L’indagine è basata su quattro indicatori o parametri di base:

  1. risorse, cioè finanziamenti pubblici e privati per l’alta formazione e la ricerca universitaria;
  2. ambiente universitario, che comprende il bilancio di genere tra studenti maschi e femmine, il corpo insegnante, l’offerta formativa e le infrastrutture di ricerca;
  3. connettività universitaria, che riguarda la presenza di studenti stranieri e il livello di internalizzazione nella rete formativa mondiale;
  4. prodotto universitario, incentrato sul livello di qualificazione dei laureati e il livello di eccellenza della ricerca in base alle pubblicazioni sulle più prestigiose riviste scientifiche.

Rispetto a questi parametri l’Italia è così classificata: al 32° posto per i “finanziamenti”, al 42° per “l’ambiente”, al 28° per la “connettività” e al 25° per il “prodotto” universitario. La media complessiva “pesata” su questi quattro parametri porta l’Italia al 30° posto nella classifica finale, cioè a una posizione di medio-bassa classifica assieme ai Paesi dell’Europa orientale e prima dei Paesi in via di sviluppo. La classifica, in effetti, rispecchia soprattutto i livelli di investimento che ciascun paese effettua in alta formazione e in ricerca e sviluppo. Per esempio, Nuova Zelanda, Polonia e Belgio, che sono ai primi posti rispetto al parametro “ambiente”, finiscono, poi, abbastanza più in basso nella classificazione finale. La Gran Bretagna, che è al secondo posto rispetto al “prodotto” universitario, risulta al 10° posto nella classifica finale.

La classificazione finale vede nella parte alta i Paesi del Nord Europa e del Nord America. I Paesi più avanzati dell’Asia (come Giappone, Corea, Taiwan e Hong Kong) si trovano, invece, subito dopo i primi, nella parte medio-alta. Poi seguono, nella parte medio-bassa, gran parte dei Paesi del Sud Europa e dell’Est europeo; infine, chiudono la classifica quasi tutti i Paesi dell’America latina e dell’Africa. All’ultimo posto si trova l’India, mentre la Cina è al 39° posto della classifica.

In un’altra indagine dello scorso anno, basata su parametri quali la reputazione dell’università e del corpo docente, l’internazionalizzazione, la citazione su riviste internazionali ecc., che aveva analizzato 712 università di tutto il mondo, di cui 21 università italiane, gli atenei italiani non erano classificati molto meglio. Per trovare la prima università italiana, l’Alma Mater di Bologna, bisogna scendere al 183° posto. Le altre sono ancora più giù: la Sapienza è al 210° posto, quella di Padova al 263°, Milano al 275° e il Politecnico di Milano al 277°.

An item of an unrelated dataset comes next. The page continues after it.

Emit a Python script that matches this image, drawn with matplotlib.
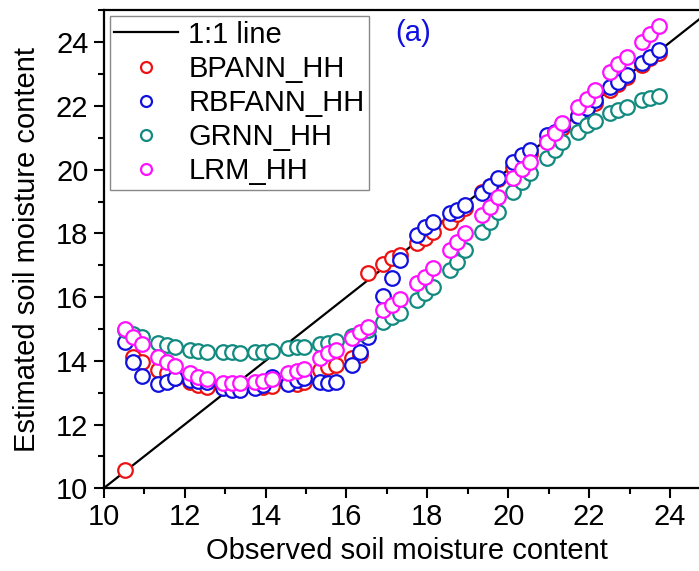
# -*- coding: utf-8 -*-
# 观测 vs 估算土壤水分 (HH 极化) 散点图
import numpy as np
import matplotlib
matplotlib.use('Agg')
import matplotlib.pyplot as plt
from matplotlib.ticker import MultipleLocator

plt.rcParams['font.family'] = ['Liberation Sans', 'DejaVu Sans']

# ============================================================
# 数据
# ============================================================
observed = [10.53, 10.72, 10.95, 11.34, 11.56, 11.76, 12.13, 12.33, 12.55,
            12.95, 13.17, 13.37, 13.74, 13.94, 14.16, 14.56, 14.78, 14.95,
            15.35, 15.55, 15.74, 16.14, 16.34, 16.54, 16.90, 17.13, 17.33,
            17.75, 17.94, 18.14, 18.56, 18.73, 18.93, 19.35, 19.55, 19.75,
            20.12, 20.34, 20.54, 20.96, 21.16, 21.33, 21.73, 21.95, 22.14,
            22.51, 22.71, 22.94, 23.31, 23.51, 23.73]

bpann = [10.57, 14.12, 13.96, 13.71, 13.62, 13.46, 13.33, 13.24, 13.18,
         13.18, 13.15, 13.15, 13.18, 13.18, 13.21, 13.30, 13.27, 13.33,
         13.71, 13.81, 13.87, 14.09, 14.18, 16.76, 17.04, 17.23, 17.32,
         17.70, 17.86, 18.04, 18.36, 18.60, 18.80, 19.30, 19.50, 19.70,
         20.10, 20.30, 20.50, 20.90, 21.10, 21.30, 21.70, 21.90, 22.10,
         22.50, 22.70, 22.90, 23.30, 23.50, 23.65]

rbfann = [14.59, 13.96, 13.52, 13.27, 13.33, 13.46, 13.40, 13.37, 13.33,
          13.15, 13.08, 13.08, 13.15, 13.24, 13.49, 13.27, 13.40, 13.46,
          13.33, 13.30, 13.33, 13.87, 14.28, 14.75, 16.04, 16.60, 17.17,
          17.95, 18.20, 18.36, 18.64, 18.73, 18.89, 19.27, 19.49, 19.74,
          20.24, 20.46, 20.62, 21.09, 21.18, 21.40, 21.69, 21.94, 22.19,
          22.60, 22.75, 22.97, 23.35, 23.54, 23.76]

grnn = [14.97, 14.84, 14.75, 14.56, 14.50, 14.43, 14.34, 14.31, 14.28,
        14.28, 14.28, 14.25, 14.28, 14.28, 14.31, 14.40, 14.43, 14.43,
        14.53, 14.56, 14.62, 14.78, 14.87, 14.97, 15.22, 15.38, 15.50,
        15.91, 16.13, 16.32, 16.85, 17.10, 17.48, 18.04, 18.36, 18.67,
        19.30, 19.61, 19.90, 20.37, 20.62, 20.87, 21.18, 21.40, 21.53,
        21.78, 21.87, 21.97, 22.19, 22.25, 22.31]

lrm = [15.00, 14.75, 14.53, 14.12, 13.96, 13.84, 13.62, 13.49, 13.43,
       13.30, 13.30, 13.30, 13.33, 13.37, 13.43, 13.62, 13.68, 13.74,
       14.09, 14.25, 14.34, 14.72, 14.90, 15.06, 15.60, 15.75, 15.94,
       16.44, 16.63, 16.91, 17.48, 17.73, 18.01, 18.58, 18.83, 19.14,
       19.74, 20.02, 20.24, 20.87, 21.15, 21.47, 21.97, 22.22, 22.50,
       23.07, 23.32, 23.54, 24.01, 24.26, 24.51]

series = [('BPANN_HH', bpann, '#ee1111'),
          ('RBFANN_HH', rbfann, '#1010e0'),
          ('GRNN_HH', grnn, '#128a80'),
          ('LRM_HH', lrm, '#ff10ff')]

# ============================================================
# 绘图
# ============================================================
fig = plt.figure(figsize=(6.99, 5.71), dpi=100)
ax = fig.add_axes([0.1484, 0.145, 0.868, 0.8367])

ax.plot([10, 25], [10, 25], color='black', lw=1.6, label='1:1 line', zorder=1)
for name, vals, col in series:
    ax.plot(observed, vals, linestyle='none', marker='o', ms=10.5,
            mfc='white', mec=col, mew=1.6, label=name, zorder=2)

ax.set_xlim(10, 25)
ax.set_ylim(10, 25)
ax.xaxis.set_major_locator(MultipleLocator(2))
ax.xaxis.set_minor_locator(MultipleLocator(1))
ax.yaxis.set_major_locator(MultipleLocator(2))
ax.yaxis.set_minor_locator(MultipleLocator(1))
ax.tick_params(which='major', length=7, width=1.5, labelsize=21, pad=4)
ax.tick_params(which='minor', length=4, width=1.5)
for s in ax.spines.values():
    s.set_linewidth(1.6)

ax.set_xlabel('Observed soil moisture content', fontsize=21, labelpad=4)
ax.set_ylabel('Estimated soil moisture content', fontsize=21, labelpad=11)

ax.text(17.2, 24.3, '(a)', color='#1010e0', fontsize=21, va='center')

leg = ax.legend(loc='upper left', bbox_to_anchor=(0.0, 1.0), fontsize=21,
                markerscale=0.75, handlelength=2.2, handletextpad=0.35,
                labelspacing=0.21, borderpad=0.15, borderaxespad=0.2,
                fancybox=False, framealpha=1)
leg.get_frame().set_edgecolor('#888888')
leg.get_frame().set_linewidth(1.0)

plt.savefig('out.png', dpi=100)
plt.close()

Secondo queste classificazioni, la ricerca italiana non brilla tra i primi posti per l’eccellenza, ma è quasi certamente di buon livello, soprattutto considerando la debolezza di importanti fattori a supporto dell’alta formazione che non facilitano le potenzialità di studenti e ricercatori, quali: la scarsità dei finanziamenti, l’insufficienza delle infrastrutture, l’organizzazione e la modesta internazionalizzazione, fattori che, poi, sono i principali indicatori che spingono l’Italia verso le parti inferiori della classifica.